What is Apache Kafka?

Apache Kafka is an open-source platform that lets different computer programs send and receive streams of data in real time. Think of it as a high-speed, durable mailbox where producers drop messages and consumers pick them up whenever they need them.

Let's break it down

  • Open-source: Free to use and its code can be viewed or changed by anyone.
  • Platform: A collection of tools that work together to solve a problem.
  • Send and receive streams of data: Instead of sending single files, data flows continuously like a river.
  • Real time: The information is available almost instantly after it’s created.
  • High-speed, durable mailbox: Messages are stored quickly and kept safe so they aren’t lost, even if a server crashes.
  • Producers: The programs that create and push messages into Kafka.
  • Consumers: The programs that read those messages and act on them.

Why does it matter?

Because many modern applications need up-to-the-second information-think fraud alerts, live dashboards, or personalized recommendations.
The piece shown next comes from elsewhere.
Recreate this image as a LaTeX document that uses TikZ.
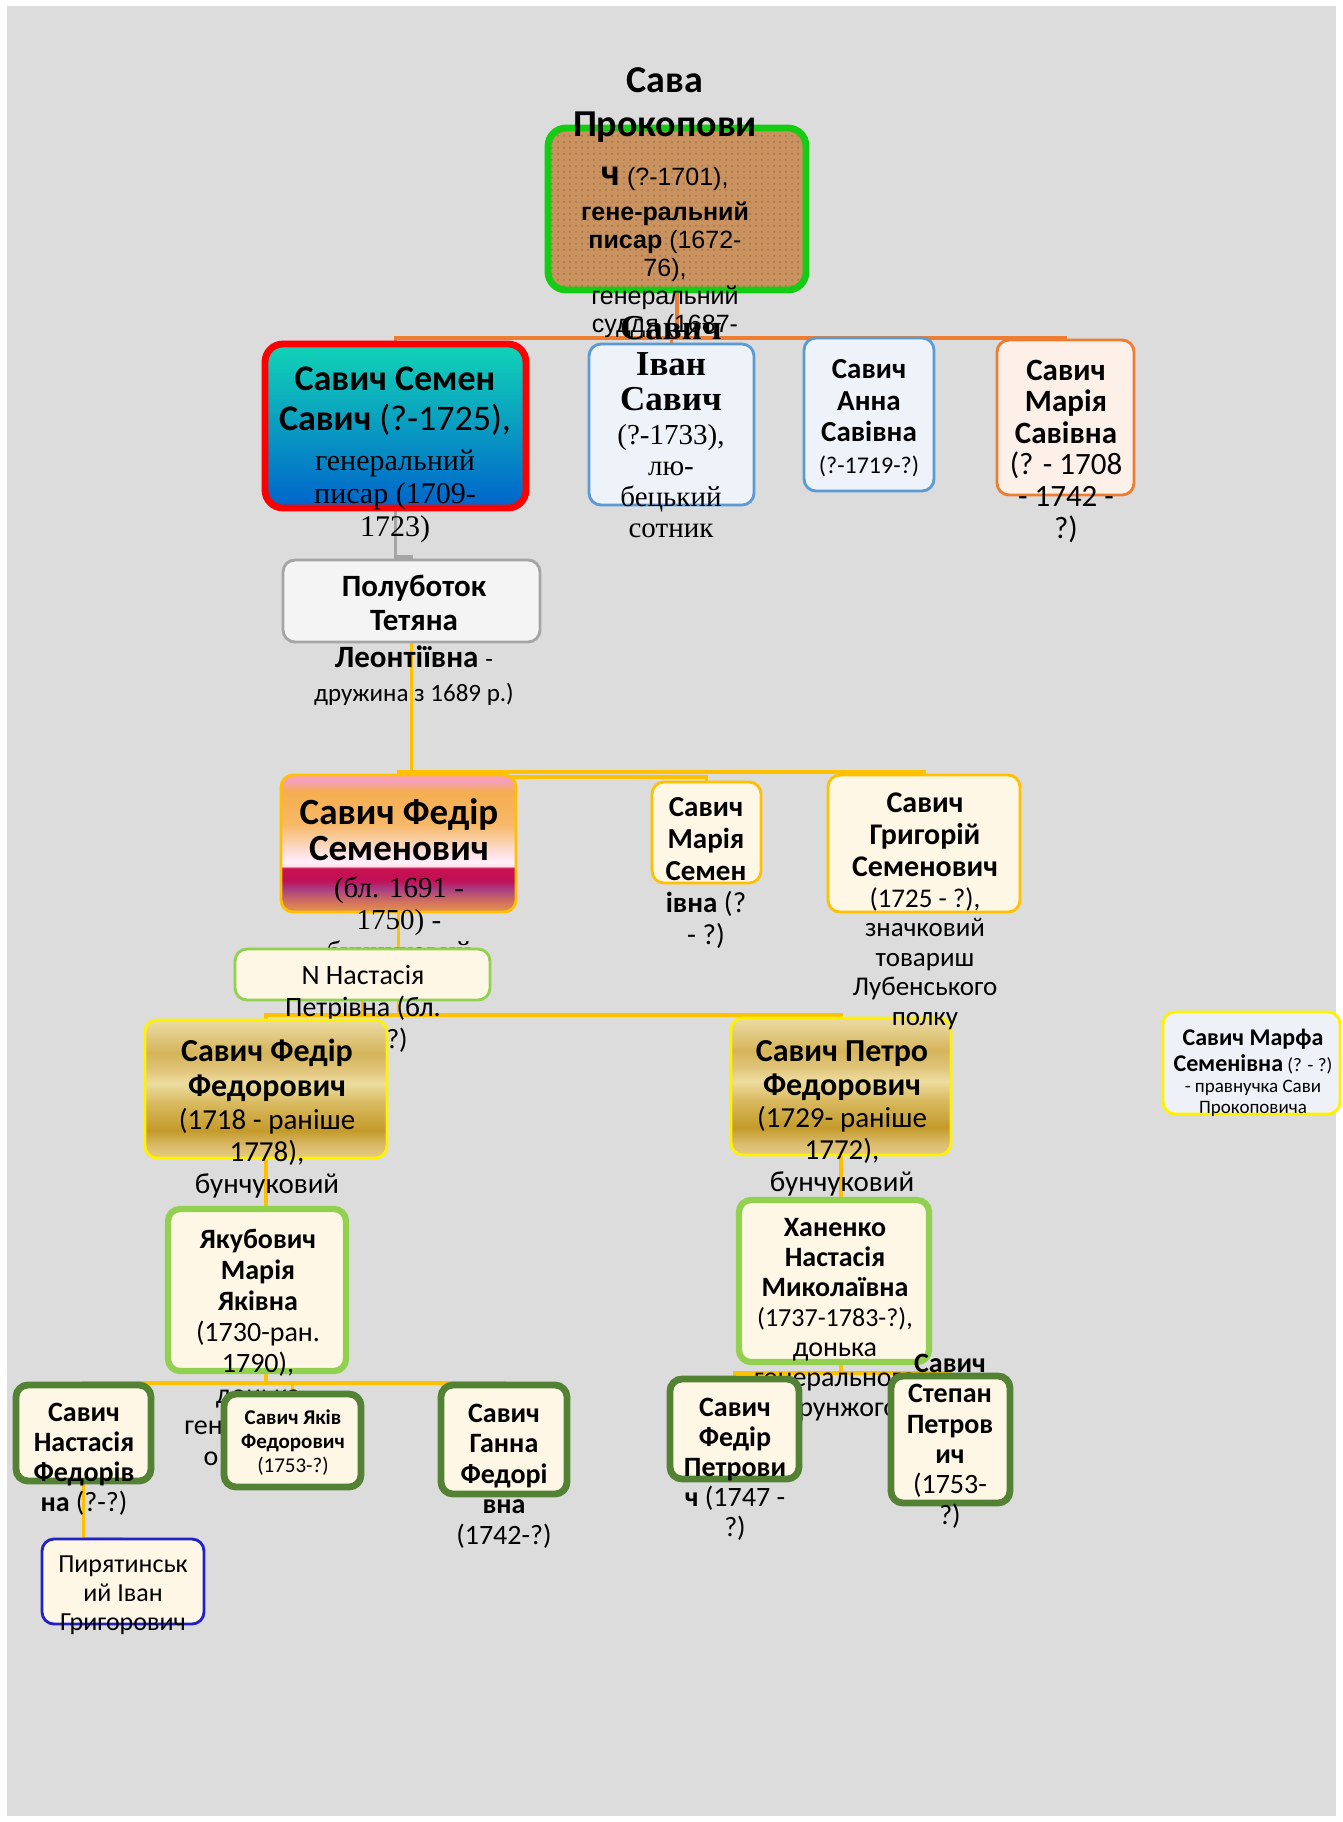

Kafka provides a reliable, scalable way to move that data without bottlenecks, making systems faster and more responsive.

Where is it used?

  • Financial services: Real-time trade monitoring and fraud detection.
  • E-commerce: Updating inventory, tracking user clicks, and sending personalized offers instantly.
  • IoT (Internet of Things): Collecting sensor data from millions of devices for monitoring and analytics.
  • Log aggregation: Centralizing logs from many servers so developers can search and analyze them in near real time.

Good things about it

  • Handles huge volumes of data with low latency.
  • Stores messages durably, so data isn’t lost even after failures.
  • Scales horizontally-add more servers to increase capacity.
  • Supports multiple consumers without duplicating data.
  • Works with many programming languages and ecosystem tools.

Not-so-good things

  • Requires careful planning of topics, partitions, and replication to avoid performance issues.
  • Operational complexity: running and monitoring a Kafka cluster can be demanding for small teams.
  • Higher memory and storage needs compared to simpler messaging systems.
  • Learning curve: concepts like offsets, consumer groups, and exactly-once semantics can be confusing for beginners.